Nasser Zefzafi passe ensuite aux choses sérieuses, clamant l’innocence des détenus du Hirak de l’ensemble des accusations portées contre eux, qu’il qualifie de «calomnie et [de] machination» et de «tentatives désespérées de faire taire la voix de la liberté». Une voix qui dénonce, «depuis le décès du martyr Mohcine Fikri, les corrompus au sein des autorités locales, des élus, des responsables gouvernementaux et des boutiques politiques», poursuit-il. Nasser Zefzafi voit là un ensemble qui a veillé, «au fil des ans», à «piller nos produits et amadouer nos frères et nos enfants, et à faire de fausses promesses sur des projets de développement illusoires et inachevés». Il marque un tournant décisif en évoquant le monarque.

«Même le Roi du pays n’a pas été épargné de leurs mensonges et leurs complots. Nous avions foi à ce que leur vérité honteuse soit exposée devant lui pour que la loi s’applique à leur égard.»

Les «boutiques politiques» et l’importance du «caractère pacifique» du Hirak

Le visage du Hirak tire également à boulets rouges sur les partis politiques, saluant la dénonciation par le Hirak des accusations de séparatisme. «Vous vous êtes révoltés contre les boutiques politiques et le gouvernement le jour où vous avez été accusés de séparatisme et de haute trahison, et vous vous êtes opposés à ceux qui tentent d’utiliser le Hirak pour régler leurs comptes ou mettre en œuvre des agendas contre les intérêts suprêmes de la nation», écrit-il. «Une nation dont nos honorables grands-parents ont défendu par leur sang béni l’indépendance et l’intégrité territoriale», enchaîne-t-il. «L’ironie du sort dans notre pays blessé a inévitablement restauré la protection des corrompus, des conspirateurs et des traîtres au moment où les nobles, les patriotes et les libéraux sont torturés, tel le sort des ancêtres résistants avec les agents de la colonisation.»

A la fin de sa lettre, Zefzafi insiste à trois reprises sur le caractère pacifique du Hirak comme «l’unique voie pour mettre en œuvre le dossier revendicatif», en dépit des «provocations délibérées des forces de sécurité et de ce qu’endurent les jeunes et les citoyens des mains de l'officier Issam lors des marches et dans les postes de police».

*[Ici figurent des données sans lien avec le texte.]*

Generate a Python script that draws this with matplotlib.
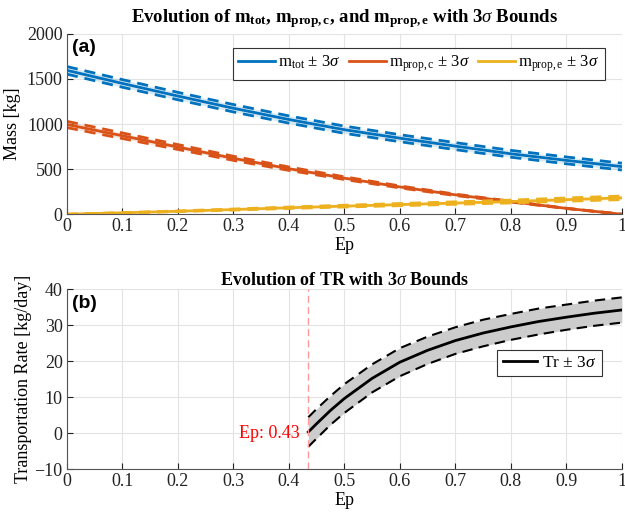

«Je vous demande de renoncer à la violence et à l'extrémisme et de ne pas dévier de nos réclamations justes. Je vous mets en garde [contre le fait] de ne pas être entraînés dans des machinations par ceux qui vous veulent du mal. Celui qui jette une pierre trahit le Hirak et ses détenus. Celui qui brisera du verre ne fera pas partie de notre mouvement.»

Comme au début de son courrier, il conclut sa lettre par un verset du Coran, appelant à la fermeté et à la patience et prédisant une «victoire proche».

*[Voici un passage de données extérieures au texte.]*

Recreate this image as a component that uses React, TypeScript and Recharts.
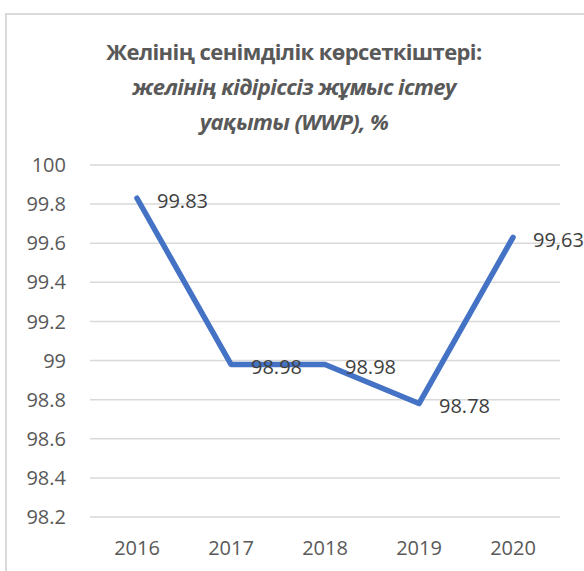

Le démenti de la Délégation générale à l'administration pénitentiaire et à la réinsertion

La Délégation générale à l'administration pénitentiaire et à la réinsertion (DGAPR) a réagi ce jeudi à la lettre publiée par plusieurs activistes du Hirak et authentifiée par ces derniers comme étant émise par Nasser Zafzafi.

La DGAPR affirme que «le détenu (Nasser Zafzafi, ndlr) a catégoriquement nié, dans une déclaration écrite, les allégations faites par l’avocat (Mohamed Ziyane, ndlr) concernant la réception de documents relayés sur les médias sociaux». La direction de Mohamed Salem Tamek indique aussi qu’elle soumettra une demande aux autorités judiciaires compétentes pour ouvrir une enquête sur les allégations et déterminer «la source réelle des documents publiés».

La DGAPR indique qu’elle est «désormais dans l’obligation d’interdire à l’avocat de communiquer avec les détenus». «Il s’avère, selon la déclaration écrite du détenu, que l’avocat ne cherche pas du tout à servir les intérêts de son client, dans la mesure où il cherche à servir des agendas visant à accroître la sédition et l'incitation à envenimer la situation», conclut le communiqué.